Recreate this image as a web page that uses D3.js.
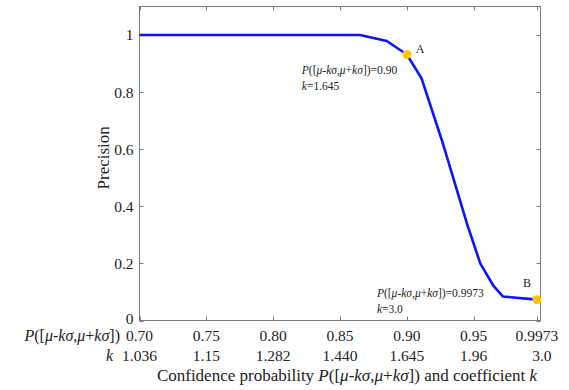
<!DOCTYPE html>
<html>
<head>
<meta charset="utf-8">
<script src="https://cdn.jsdelivr.net/npm/d3@7"></script>
<style>
    body { margin: 0; background: #fff; }
    svg { display: block; font-family: "Liberation Serif", "Times New Roman", serif; }
</style>
</head>
<body>
<svg id="chart" width="569" height="390"></svg>
<script>
// Chart data
const probTicks = [0.70, 0.75, 0.80, 0.85, 0.90, 0.95, 0.9973];
const probLabels = ["0.70", "0.75", "0.80", "0.85", "0.90", "0.95", "0.9973"];
const kLabels = ["1.036", "1.15", "1.282", "1.440", "1.645", "1.96", "3.0"];
const yTicks = [0, 0.2, 0.4, 0.6, 0.8, 1];

const probability = [0.70, 0.75, 0.80, 0.85, 0.865, 0.885, 0.90, 0.911, 0.927, 0.945, 0.955, 0.965, 0.972, 0.9973];
const precision = [1, 1, 1, 1, 1, 0.979, 0.932, 0.848, 0.62, 0.339, 0.199, 0.12, 0.084, 0.073];

const markPoints = [
    { name: "A", p: 0.90, v: 0.932, text: "0.90", k: "1.645" },
    { name: "B", p: 0.9973, v: 0.073, text: "0.9973", k: "3.0" }
];

// italic / upright pieces of P([mu-k sigma, mu+k sigma])
const probExpr = [["P", true], ["([", false], ["μ", true], ["-", false], ["kσ", true], [",", false],
    ["μ", true], ["+", false], ["kσ", true], ["])", false]];

function addRich(sel, parts) {
    parts.forEach(([t, it]) => {
        sel.append("tspan").attr("font-style", it ? "italic" : "normal").text(t);
    });
    return sel;
}

function drawChart() {
    const svg = d3.select("#chart");
    const axisColor = "#7a7a7a";

    const x = d3.scaleLinear().domain([0.7, 1.0]).range([139.5, 540.5]);
    const y = d3.scaleLinear().domain([0, 1.1]).range([320.5, 6.5]);

    const [x0, x1] = x.range();
    const [y0, y1] = y.range();

    // frame
    svg.append("rect")
        .attr("x", x0).attr("y", y1)
        .attr("width", x1 - x0).attr("height", y0 - y1)
        .attr("fill", "none")
        .attr("stroke", axisColor)
        .attr("stroke-width", 1);

    // inward ticks on all four sides
    const tickLen = 4;
    const g = svg.append("g").attr("stroke", axisColor).attr("stroke-width", 1);
    probTicks.forEach(p => {
        const px = Math.round(x(p)) + 0.5;
        g.append("line").attr("x1", px).attr("x2", px).attr("y1", y0).attr("y2", y0 - tickLen);
        g.append("line").attr("x1", px).attr("x2", px).attr("y1", y1).attr("y2", y1 + tickLen);
    });
    yTicks.forEach(v => {
        const py = Math.round(y(v)) + 0.5;
        g.append("line").attr("x1", x0).attr("x2", x0 + tickLen).attr("y1", py).attr("y2", py);
        g.append("line").attr("x1", x1).attr("x2", x1 - tickLen).attr("y1", py).attr("y2", py);
    });

    // y tick labels
    svg.append("g").selectAll("text")
        .data(yTicks)
        .join("text")
        .attr("x", x0 - 6)
        .attr("y", d => y(d))
        .attr("dy", d => d === 0 ? "0.2em" : "0.35em")
        .attr("text-anchor", "end")
        .style("font-size", "15.5px")
        .attr("fill", "#222")
        .text(d => d3.format("")(+d.toFixed(1)));

    // x tick labels, two rows
    const row1 = 341, row2 = 360.5;
    svg.append("g").selectAll("text")
        .data(probTicks)
        .join("text")
        .attr("x", d => x(d))
        .attr("y", row1)
        .attr("text-anchor", "middle")
        .style("font-size", "15.5px")
        .attr("fill", "#222")
        .text((d, i) => probLabels[i]);

    svg.append("g").selectAll("text")
        .data(probTicks)
        .join("text")
        .attr("x", (d, i) => x(d) + (i === probTicks.length - 1 ? 5 : 0))
        .attr("y", row2)
        .attr("text-anchor", "middle")
        .style("font-size", "15.5px")
        .attr("fill", "#222")
        .text((d, i) => kLabels[i]);

    // row names
    addRich(svg.append("text")
        .attr("x", 120).attr("y", row1)
        .attr("text-anchor", "end")
        .style("font-size", "16px")
        .attr("fill", "#222"), probExpr);

    svg.append("text")
        .attr("x", 113).attr("y", row2)
        .attr("text-anchor", "end")
        .style("font-size", "16px")
        .style("font-style", "italic")
        .attr("fill", "#222")
        .text("k");

    // x axis title
    const title = svg.append("text")
        .attr("x", 347).attr("y", 380.5)
        .attr("text-anchor", "middle")
        .style("font-size", "17px")
        .attr("fill", "#222");
    addRich(title, [["Confidence probability ", false]].concat(probExpr, [[" and coefficient ", false], ["k", true]]));

    // y axis title
    svg.append("text")
        .attr("transform", `translate(109,${y(0.57)}) rotate(-90)`)
        .attr("text-anchor", "middle")
        .style("font-size", "17px")
        .attr("fill", "#222")
        .text("Precision");

    // curve
    const pts = probability.map((p, i) => [p, precision[i]]);
    svg.append("path")
        .datum(pts)
        .attr("fill", "none")
        .attr("stroke", "#0a14ff")
        .attr("stroke-width", 2.6)
        .attr("stroke-linejoin", "round")
        .attr("d", d3.line().x(d => x(d[0])).y(d => y(d[1])));

    // marked points
    svg.append("g").selectAll("circle")
        .data(markPoints)
        .join("circle")
        .attr("cx", d => x(d.p))
        .attr("cy", d => y(d.v))
        .attr("r", 4.5)
        .attr("fill", "#ffc20e");

    // annotations
    const notes = [
        { pt: markPoints[0], lx: 9, ly: -6, tx: -105, ty: 16 },
        { pt: markPoints[1], lx: -14, ly: -17, tx: -160, ty: -6.5 }
    ];
    notes.forEach(n => {
        const px = x(n.pt.p), py = y(n.pt.v);
        svg.append("text")
            .attr("x", px + n.lx).attr("y", py + n.ly).attr("dy", "0.35em")
            .style("font-size", "12px").attr("fill", "#222")
            .text(n.pt.name);
        const t1 = svg.append("text")
            .attr("x", px + n.tx).attr("y", py + n.ty).attr("dy", "0.35em")
            .style("font-size", "11.5px").attr("fill", "#222");
        addRich(t1, probExpr.concat([["=" + n.pt.text, false]]));
        const t2 = svg.append("text")
            .attr("x", px + n.tx).attr("y", py + n.ty + 16).attr("dy", "0.35em")
            .style("font-size", "11.5px").attr("fill", "#222");
        addRich(t2, [["k", true], ["=" + n.pt.k, false]]);
    });
}

drawChart();
</script>
</body>
</html>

▶ [EXERCISE BRIEF]:
Do not copy the pictures, but repeat every line exactly.

▶ [ANSWER IN FULL]:
Recreate this image as a web page that uses D3.js.
<!DOCTYPE html>
<html>
<head>
<meta charset="utf-8">
<script src="https://cdn.jsdelivr.net/npm/d3@7"></script>
<style>
    body { margin: 0; background: #fff; }
    svg { display: block; font-family: "Liberation Serif", "Times New Roman", serif; }
</style>
</head>
<body>
<svg id="chart" width="569" height="390"></svg>
<script>
// Chart data
const probTicks = [0.70, 0.75, 0.80, 0.85, 0.90, 0.95, 0.9973];
const probLabels = ["0.70", "0.75", "0.80", "0.85", "0.90", "0.95", "0.9973"];
const kLabels = ["1.036", "1.15", "1.282", "1.440", "1.645", "1.96", "3.0"];
const yTicks = [0, 0.2, 0.4, 0.6, 0.8, 1];

const probability = [0.70, 0.75, 0.80, 0.85, 0.865, 0.885, 0.90, 0.911, 0.927, 0.945, 0.955, 0.965, 0.972, 0.9973];
const precision = [1, 1, 1, 1, 1, 0.979, 0.932, 0.848, 0.62, 0.339, 0.199, 0.12, 0.084, 0.073];

const markPoints = [
    { name: "A", p: 0.90, v: 0.932, text: "0.90", k: "1.645" },
    { name: "B", p: 0.9973, v: 0.073, text: "0.9973", k: "3.0" }
];

// italic / upright pieces of P([mu-k sigma, mu+k sigma])
const probExpr = [["P", true], ["([", false], ["μ", true], ["-", false], ["kσ", true], [",", false],
    ["μ", true], ["+", false], ["kσ", true], ["])", false]];

function addRich(sel, parts) {
    parts.forEach(([t, it]) => {
        sel.append("tspan").attr("font-style", it ? "italic" : "normal").text(t);
    });
    return sel;
}

function drawChart() {
    const svg = d3.select("#chart");
    const axisColor = "#7a7a7a";

    const x = d3.scaleLinear().domain([0.7, 1.0]).range([139.5, 540.5]);
    const y = d3.scaleLinear().domain([0, 1.1]).range([320.5, 6.5]);

    const [x0, x1] = x.range();
    const [y0, y1] = y.range();

    // frame
    svg.append("rect")
        .attr("x", x0).attr("y", y1)
        .attr("width", x1 - x0).attr("height", y0 - y1)
        .attr("fill", "none")
        .attr("stroke", axisColor)
        .attr("stroke-width", 1);

    // inward ticks on all four sides
    const tickLen = 4;
    const g = svg.append("g").attr("stroke", axisColor).attr("stroke-width", 1);
    probTicks.forEach(p => {
        const px = Math.round(x(p)) + 0.5;
        g.append("line").attr("x1", px).attr("x2", px).attr("y1", y0).attr("y2", y0 - tickLen);
        g.append("line").attr("x1", px).attr("x2", px).attr("y1", y1).attr("y2", y1 + tickLen);
    });
    yTicks.forEach(v => {
        const py = Math.round(y(v)) + 0.5;
        g.append("line").attr("x1", x0).attr("x2", x0 + tickLen).attr("y1", py).attr("y2", py);
        g.append("line").attr("x1", x1).attr("x2", x1 - tickLen).attr("y1", py).attr("y2", py);
    });

    // y tick labels
    svg.append("g").selectAll("text")
        .data(yTicks)
        .join("text")
        .attr("x", x0 - 6)
        .attr("y", d => y(d))
        .attr("dy", d => d === 0 ? "0.2em" : "0.35em")
        .attr("text-anchor", "end")
        .style("font-size", "15.5px")
        .attr("fill", "#222")
        .text(d => d3.format("")(+d.toFixed(1)));

    // x tick labels, two rows
    const row1 = 341, row2 = 360.5;
    svg.append("g").selectAll("text")
        .data(probTicks)
        .join("text")
        .attr("x", d => x(d))
        .attr("y", row1)
        .attr("text-anchor", "middle")
        .style("font-size", "15.5px")
        .attr("fill", "#222")
        .text((d, i) => probLabels[i]);

    svg.append("g").selectAll("text")
        .data(probTicks)
        .join("text")
        .attr("x", (d, i) => x(d) + (i === probTicks.length - 1 ? 5 : 0))
        .attr("y", row2)
        .attr("text-anchor", "middle")
        .style("font-size", "15.5px")
        .attr("fill", "#222")
        .text((d, i) => kLabels[i]);

    // row names
    addRich(svg.append("text")
        .attr("x", 120).attr("y", row1)
        .attr("text-anchor", "end")
        .style("font-size", "16px")
        .attr("fill", "#222"), probExpr);

    svg.append("text")
        .attr("x", 113).attr("y", row2)
        .attr("text-anchor", "end")
        .style("font-size", "16px")
        .style("font-style", "italic")
        .attr("fill", "#222")
        .text("k");

    // x axis title
    const title = svg.append("text")
        .attr("x", 347).attr("y", 380.5)
        .attr("text-anchor", "middle")
        .style("font-size", "17px")
        .attr("fill", "#222");
    addRich(title, [["Confidence probability ", false]].concat(probExpr, [[" and coefficient ", false], ["k", true]]));

    // y axis title
    svg.append("text")
        .attr("transform", `translate(109,${y(0.57)}) rotate(-90)`)
        .attr("text-anchor", "middle")
        .style("font-size", "17px")
        .attr("fill", "#222")
        .text("Precision");

    // curve
    const pts = probability.map((p, i) => [p, precision[i]]);
    svg.append("path")
        .datum(pts)
        .attr("fill", "none")
        .attr("stroke", "#0a14ff")
        .attr("stroke-width", 2.6)
        .attr("stroke-linejoin", "round")
        .attr("d", d3.line().x(d => x(d[0])).y(d => y(d[1])));

    // marked points
    svg.append("g").selectAll("circle")
        .data(markPoints)
        .join("circle")
        .attr("cx", d => x(d.p))
        .attr("cy", d => y(d.v))
        .attr("r", 4.5)
        .attr("fill", "#ffc20e");

    // annotations
    const notes = [
        { pt: markPoints[0], lx: 9, ly: -6, tx: -105, ty: 16 },
        { pt: markPoints[1], lx: -14, ly: -17, tx: -160, ty: -6.5 }
    ];
    notes.forEach(n => {
        const px = x(n.pt.p), py = y(n.pt.v);
        svg.append("text")
            .attr("x", px + n.lx).attr("y", py + n.ly).attr("dy", "0.35em")
            .style("font-size", "12px").attr("fill", "#222")
            .text(n.pt.name);
        const t1 = svg.append("text")
            .attr("x", px + n.tx).attr("y", py + n.ty).attr("dy", "0.35em")
            .style("font-size", "11.5px").attr("fill", "#222");
        addRich(t1, probExpr.concat([["=" + n.pt.text, false]]));
        const t2 = svg.append("text")
            .attr("x", px + n.tx).attr("y", py + n.ty + 16).attr("dy", "0.35em")
            .style("font-size", "11.5px").attr("fill", "#222");
        addRich(t2, [["k", true], ["=" + n.pt.k, false]]);
    });
}

drawChart();
</script>
</body>
</html>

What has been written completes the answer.